Figure scripts:
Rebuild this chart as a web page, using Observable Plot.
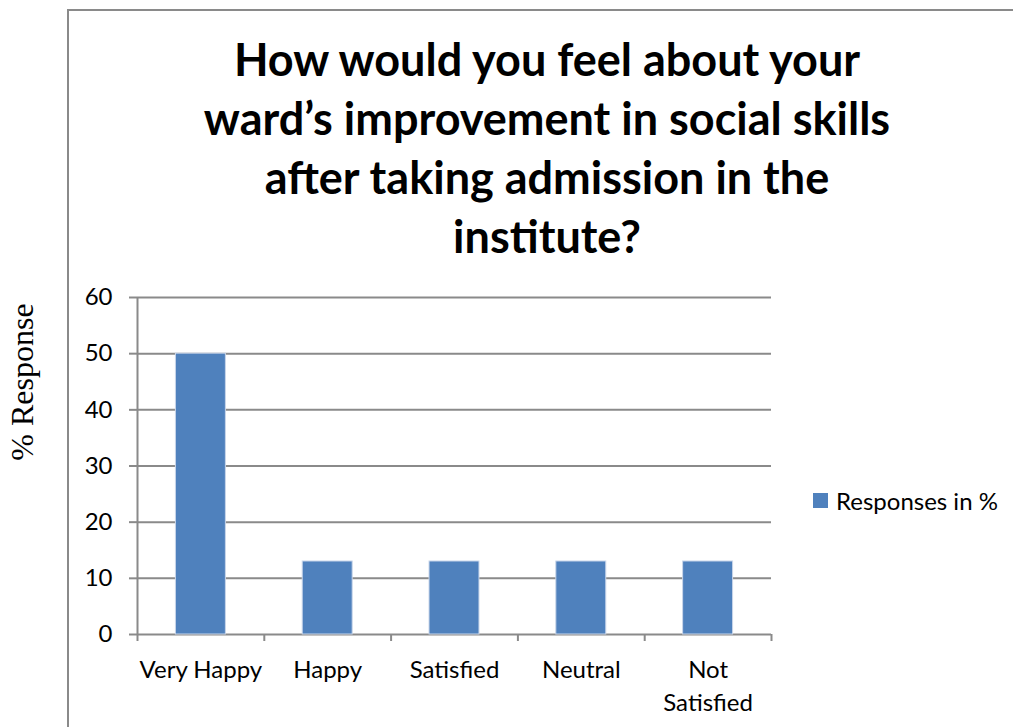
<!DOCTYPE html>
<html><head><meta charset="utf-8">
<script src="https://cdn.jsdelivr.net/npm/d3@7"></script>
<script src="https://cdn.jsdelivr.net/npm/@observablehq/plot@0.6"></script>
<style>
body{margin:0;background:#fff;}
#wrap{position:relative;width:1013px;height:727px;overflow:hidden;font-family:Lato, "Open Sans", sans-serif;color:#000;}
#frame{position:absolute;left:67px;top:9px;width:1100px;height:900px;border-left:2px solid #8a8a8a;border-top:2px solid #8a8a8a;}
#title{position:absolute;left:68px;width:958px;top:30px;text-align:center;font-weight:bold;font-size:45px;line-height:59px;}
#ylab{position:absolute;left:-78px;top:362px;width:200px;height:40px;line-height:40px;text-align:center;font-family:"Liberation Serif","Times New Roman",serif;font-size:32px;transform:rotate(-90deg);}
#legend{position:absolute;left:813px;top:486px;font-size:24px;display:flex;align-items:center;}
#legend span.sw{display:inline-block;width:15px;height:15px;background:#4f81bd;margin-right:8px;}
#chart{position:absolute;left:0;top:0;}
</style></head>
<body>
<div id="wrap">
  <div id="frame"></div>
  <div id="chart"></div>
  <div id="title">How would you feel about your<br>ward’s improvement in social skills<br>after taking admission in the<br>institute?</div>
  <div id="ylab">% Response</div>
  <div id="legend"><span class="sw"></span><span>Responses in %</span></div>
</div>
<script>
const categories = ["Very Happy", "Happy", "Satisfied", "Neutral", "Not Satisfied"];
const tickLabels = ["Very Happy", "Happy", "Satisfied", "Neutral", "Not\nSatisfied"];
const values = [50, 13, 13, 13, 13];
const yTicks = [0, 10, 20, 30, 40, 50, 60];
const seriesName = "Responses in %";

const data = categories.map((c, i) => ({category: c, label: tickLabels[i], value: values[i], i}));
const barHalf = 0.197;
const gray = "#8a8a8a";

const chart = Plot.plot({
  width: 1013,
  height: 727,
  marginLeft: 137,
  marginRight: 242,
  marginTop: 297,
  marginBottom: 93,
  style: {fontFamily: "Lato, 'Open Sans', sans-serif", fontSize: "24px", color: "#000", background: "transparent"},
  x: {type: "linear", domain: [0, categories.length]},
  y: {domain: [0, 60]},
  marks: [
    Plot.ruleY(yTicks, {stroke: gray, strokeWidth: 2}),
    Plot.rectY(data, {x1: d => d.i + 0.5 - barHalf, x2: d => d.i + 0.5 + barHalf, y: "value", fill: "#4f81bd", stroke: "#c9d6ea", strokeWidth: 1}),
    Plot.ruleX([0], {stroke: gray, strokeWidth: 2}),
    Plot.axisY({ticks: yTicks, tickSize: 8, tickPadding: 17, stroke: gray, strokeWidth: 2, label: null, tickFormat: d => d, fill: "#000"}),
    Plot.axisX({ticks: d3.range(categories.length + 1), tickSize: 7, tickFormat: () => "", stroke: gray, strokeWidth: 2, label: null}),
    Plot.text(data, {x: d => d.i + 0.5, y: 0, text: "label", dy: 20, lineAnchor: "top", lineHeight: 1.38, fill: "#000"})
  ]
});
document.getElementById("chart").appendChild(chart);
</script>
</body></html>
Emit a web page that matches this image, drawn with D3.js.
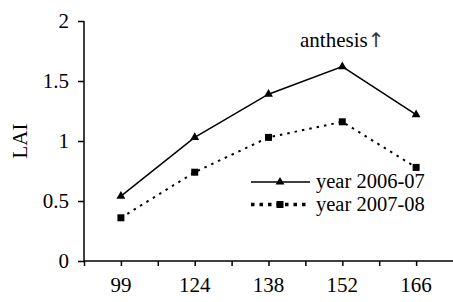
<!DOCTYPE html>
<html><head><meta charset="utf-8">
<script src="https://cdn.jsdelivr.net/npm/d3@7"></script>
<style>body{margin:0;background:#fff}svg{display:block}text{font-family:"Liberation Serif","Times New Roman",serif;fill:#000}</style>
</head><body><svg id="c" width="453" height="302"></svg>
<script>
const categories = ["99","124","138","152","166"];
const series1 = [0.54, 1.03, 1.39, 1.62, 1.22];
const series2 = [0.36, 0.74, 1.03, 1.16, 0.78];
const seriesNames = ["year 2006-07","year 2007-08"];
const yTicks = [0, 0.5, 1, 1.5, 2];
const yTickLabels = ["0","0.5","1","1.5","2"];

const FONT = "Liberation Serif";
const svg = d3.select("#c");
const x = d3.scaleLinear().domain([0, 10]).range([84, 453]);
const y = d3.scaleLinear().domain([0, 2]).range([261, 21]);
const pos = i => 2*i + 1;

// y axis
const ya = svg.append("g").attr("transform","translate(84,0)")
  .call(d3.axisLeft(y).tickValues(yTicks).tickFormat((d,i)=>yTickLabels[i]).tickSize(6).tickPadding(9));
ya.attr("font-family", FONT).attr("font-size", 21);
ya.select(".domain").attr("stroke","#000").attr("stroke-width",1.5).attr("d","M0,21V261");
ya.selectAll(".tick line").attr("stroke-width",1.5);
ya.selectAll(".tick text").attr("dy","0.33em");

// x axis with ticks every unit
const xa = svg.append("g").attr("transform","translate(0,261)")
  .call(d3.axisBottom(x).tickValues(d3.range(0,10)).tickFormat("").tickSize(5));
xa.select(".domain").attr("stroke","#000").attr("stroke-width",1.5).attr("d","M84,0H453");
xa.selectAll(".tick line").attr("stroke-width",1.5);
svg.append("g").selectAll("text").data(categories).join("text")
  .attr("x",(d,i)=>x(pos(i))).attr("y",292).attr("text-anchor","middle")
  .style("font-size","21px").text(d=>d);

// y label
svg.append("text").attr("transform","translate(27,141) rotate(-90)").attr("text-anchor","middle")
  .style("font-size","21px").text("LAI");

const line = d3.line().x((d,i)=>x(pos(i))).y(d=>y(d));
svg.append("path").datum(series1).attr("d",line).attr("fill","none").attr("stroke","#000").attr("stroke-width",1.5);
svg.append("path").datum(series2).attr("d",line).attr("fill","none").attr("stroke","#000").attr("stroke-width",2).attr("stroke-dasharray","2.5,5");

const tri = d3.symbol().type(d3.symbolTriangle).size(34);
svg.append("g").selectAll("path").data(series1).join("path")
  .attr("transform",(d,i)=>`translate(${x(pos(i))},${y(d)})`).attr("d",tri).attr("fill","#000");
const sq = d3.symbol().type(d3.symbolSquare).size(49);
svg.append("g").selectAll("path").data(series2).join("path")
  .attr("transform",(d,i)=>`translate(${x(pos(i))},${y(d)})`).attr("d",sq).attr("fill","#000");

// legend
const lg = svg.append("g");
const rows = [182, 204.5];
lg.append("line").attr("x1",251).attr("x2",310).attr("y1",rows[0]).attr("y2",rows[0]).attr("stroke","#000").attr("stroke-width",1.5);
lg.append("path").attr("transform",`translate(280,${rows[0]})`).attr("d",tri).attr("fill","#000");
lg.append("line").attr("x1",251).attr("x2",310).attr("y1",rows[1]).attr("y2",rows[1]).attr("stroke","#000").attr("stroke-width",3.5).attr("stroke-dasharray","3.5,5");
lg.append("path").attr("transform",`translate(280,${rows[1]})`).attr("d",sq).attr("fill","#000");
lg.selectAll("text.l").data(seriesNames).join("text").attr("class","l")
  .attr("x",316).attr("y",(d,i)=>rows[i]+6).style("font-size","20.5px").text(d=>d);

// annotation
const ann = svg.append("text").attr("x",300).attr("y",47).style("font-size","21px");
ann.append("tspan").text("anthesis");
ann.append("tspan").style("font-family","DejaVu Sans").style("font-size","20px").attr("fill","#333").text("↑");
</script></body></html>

WHAT YOU HAVE TO DO. Drop the images and repeat the data exactly.

RESPONSE TO THIS TASK.
Rebuild this chart as a web page, using Observable Plot.
<!DOCTYPE html>
<html><head><meta charset="utf-8">
<script src="https://cdn.jsdelivr.net/npm/d3@7"></script>
<script src="https://cdn.jsdelivr.net/npm/@observablehq/plot@0.6"></script>
<style>
body{margin:0;background:#fff;}
#wrap{position:relative;width:1013px;height:727px;overflow:hidden;font-family:Lato, "Open Sans", sans-serif;color:#000;}
#frame{position:absolute;left:67px;top:9px;width:1100px;height:900px;border-left:2px solid #8a8a8a;border-top:2px solid #8a8a8a;}
#title{position:absolute;left:68px;width:958px;top:30px;text-align:center;font-weight:bold;font-size:45px;line-height:59px;}
#ylab{position:absolute;left:-78px;top:362px;width:200px;height:40px;line-height:40px;text-align:center;font-family:"Liberation Serif","Times New Roman",serif;font-size:32px;transform:rotate(-90deg);}
#legend{position:absolute;left:813px;top:486px;font-size:24px;display:flex;align-items:center;}
#legend span.sw{display:inline-block;width:15px;height:15px;background:#4f81bd;margin-right:8px;}
#chart{position:absolute;left:0;top:0;}
</style></head>
<body>
<div id="wrap">
  <div id="frame"></div>
  <div id="chart"></div>
  <div id="title">How would you feel about your<br>ward’s improvement in social skills<br>after taking admission in the<br>institute?</div>
  <div id="ylab">% Response</div>
  <div id="legend"><span class="sw"></span><span>Responses in %</span></div>
</div>
<script>
const categories = ["Very Happy", "Happy", "Satisfied", "Neutral", "Not Satisfied"];
const tickLabels = ["Very Happy", "Happy", "Satisfied", "Neutral", "Not\nSatisfied"];
const values = [50, 13, 13, 13, 13];
const yTicks = [0, 10, 20, 30, 40, 50, 60];
const seriesName = "Responses in %";

const data = categories.map((c, i) => ({category: c, label: tickLabels[i], value: values[i], i}));
const barHalf = 0.197;
const gray = "#8a8a8a";

const chart = Plot.plot({
  width: 1013,
  height: 727,
  marginLeft: 137,
  marginRight: 242,
  marginTop: 297,
  marginBottom: 93,
  style: {fontFamily: "Lato, 'Open Sans', sans-serif", fontSize: "24px", color: "#000", background: "transparent"},
  x: {type: "linear", domain: [0, categories.length]},
  y: {domain: [0, 60]},
  marks: [
    Plot.ruleY(yTicks, {stroke: gray, strokeWidth: 2}),
    Plot.rectY(data, {x1: d => d.i + 0.5 - barHalf, x2: d => d.i + 0.5 + barHalf, y: "value", fill: "#4f81bd", stroke: "#c9d6ea", strokeWidth: 1}),
    Plot.ruleX([0], {stroke: gray, strokeWidth: 2}),
    Plot.axisY({ticks: yTicks, tickSize: 8, tickPadding: 17, stroke: gray, strokeWidth: 2, label: null, tickFormat: d => d, fill: "#000"}),
    Plot.axisX({ticks: d3.range(categories.length + 1), tickSize: 7, tickFormat: () => "", stroke: gray, strokeWidth: 2, label: null}),
    Plot.text(data, {x: d => d.i + 0.5, y: 0, text: "label", dy: 20, lineAnchor: "top", lineHeight: 1.38, fill: "#000"})
  ]
});
document.getElementById("chart").appendChild(chart);
</script>
</body></html>
Emit a web page that matches this image, drawn with D3.js.
<!DOCTYPE html>
<html><head><meta charset="utf-8">
<script src="https://cdn.jsdelivr.net/npm/d3@7"></script>
<style>body{margin:0;background:#fff}svg{display:block}text{font-family:"Liberation Serif","Times New Roman",serif;fill:#000}</style>
</head><body><svg id="c" width="453" height="302"></svg>
<script>
const categories = ["99","124","138","152","166"];
const series1 = [0.54, 1.03, 1.39, 1.62, 1.22];
const series2 = [0.36, 0.74, 1.03, 1.16, 0.78];
const seriesNames = ["year 2006-07","year 2007-08"];
const yTicks = [0, 0.5, 1, 1.5, 2];
const yTickLabels = ["0","0.5","1","1.5","2"];

const FONT = "Liberation Serif";
const svg = d3.select("#c");
const x = d3.scaleLinear().domain([0, 10]).range([84, 453]);
const y = d3.scaleLinear().domain([0, 2]).range([261, 21]);
const pos = i => 2*i + 1;

// y axis
const ya = svg.append("g").attr("transform","translate(84,0)")
  .call(d3.axisLeft(y).tickValues(yTicks).tickFormat((d,i)=>yTickLabels[i]).tickSize(6).tickPadding(9));
ya.attr("font-family", FONT).attr("font-size", 21);
ya.select(".domain").attr("stroke","#000").attr("stroke-width",1.5).attr("d","M0,21V261");
ya.selectAll(".tick line").attr("stroke-width",1.5);
ya.selectAll(".tick text").attr("dy","0.33em");

// x axis with ticks every unit
const xa = svg.append("g").attr("transform","translate(0,261)")
  .call(d3.axisBottom(x).tickValues(d3.range(0,10)).tickFormat("").tickSize(5));
xa.select(".domain").attr("stroke","#000").attr("stroke-width",1.5).attr("d","M84,0H453");
xa.selectAll(".tick line").attr("stroke-width",1.5);
svg.append("g").selectAll("text").data(categories).join("text")
  .attr("x",(d,i)=>x(pos(i))).attr("y",292).attr("text-anchor","middle")
  .style("font-size","21px").text(d=>d);

// y label
svg.append("text").attr("transform","translate(27,141) rotate(-90)").attr("text-anchor","middle")
  .style("font-size","21px").text("LAI");

const line = d3.line().x((d,i)=>x(pos(i))).y(d=>y(d));
svg.append("path").datum(series1).attr("d",line).attr("fill","none").attr("stroke","#000").attr("stroke-width",1.5);
svg.append("path").datum(series2).attr("d",line).attr("fill","none").attr("stroke","#000").attr("stroke-width",2).attr("stroke-dasharray","2.5,5");

const tri = d3.symbol().type(d3.symbolTriangle).size(34);
svg.append("g").selectAll("path").data(series1).join("path")
  .attr("transform",(d,i)=>`translate(${x(pos(i))},${y(d)})`).attr("d",tri).attr("fill","#000");
const sq = d3.symbol().type(d3.symbolSquare).size(49);
svg.append("g").selectAll("path").data(series2).join("path")
  .attr("transform",(d,i)=>`translate(${x(pos(i))},${y(d)})`).attr("d",sq).attr("fill","#000");

// legend
const lg = svg.append("g");
const rows = [182, 204.5];
lg.append("line").attr("x1",251).attr("x2",310).attr("y1",rows[0]).attr("y2",rows[0]).attr("stroke","#000").attr("stroke-width",1.5);
lg.append("path").attr("transform",`translate(280,${rows[0]})`).attr("d",tri).attr("fill","#000");
lg.append("line").attr("x1",251).attr("x2",310).attr("y1",rows[1]).attr("y2",rows[1]).attr("stroke","#000").attr("stroke-width",3.5).attr("stroke-dasharray","3.5,5");
lg.append("path").attr("transform",`translate(280,${rows[1]})`).attr("d",sq).attr("fill","#000");
lg.selectAll("text.l").data(seriesNames).join("text").attr("class","l")
  .attr("x",316).attr("y",(d,i)=>rows[i]+6).style("font-size","20.5px").text(d=>d);

// annotation
const ann = svg.append("text").attr("x",300).attr("y",47).style("font-size","21px");
ann.append("tspan").text("anthesis");
ann.append("tspan").style("font-family","DejaVu Sans").style("font-size","20px").attr("fill","#333").text("↑");
</script></body></html>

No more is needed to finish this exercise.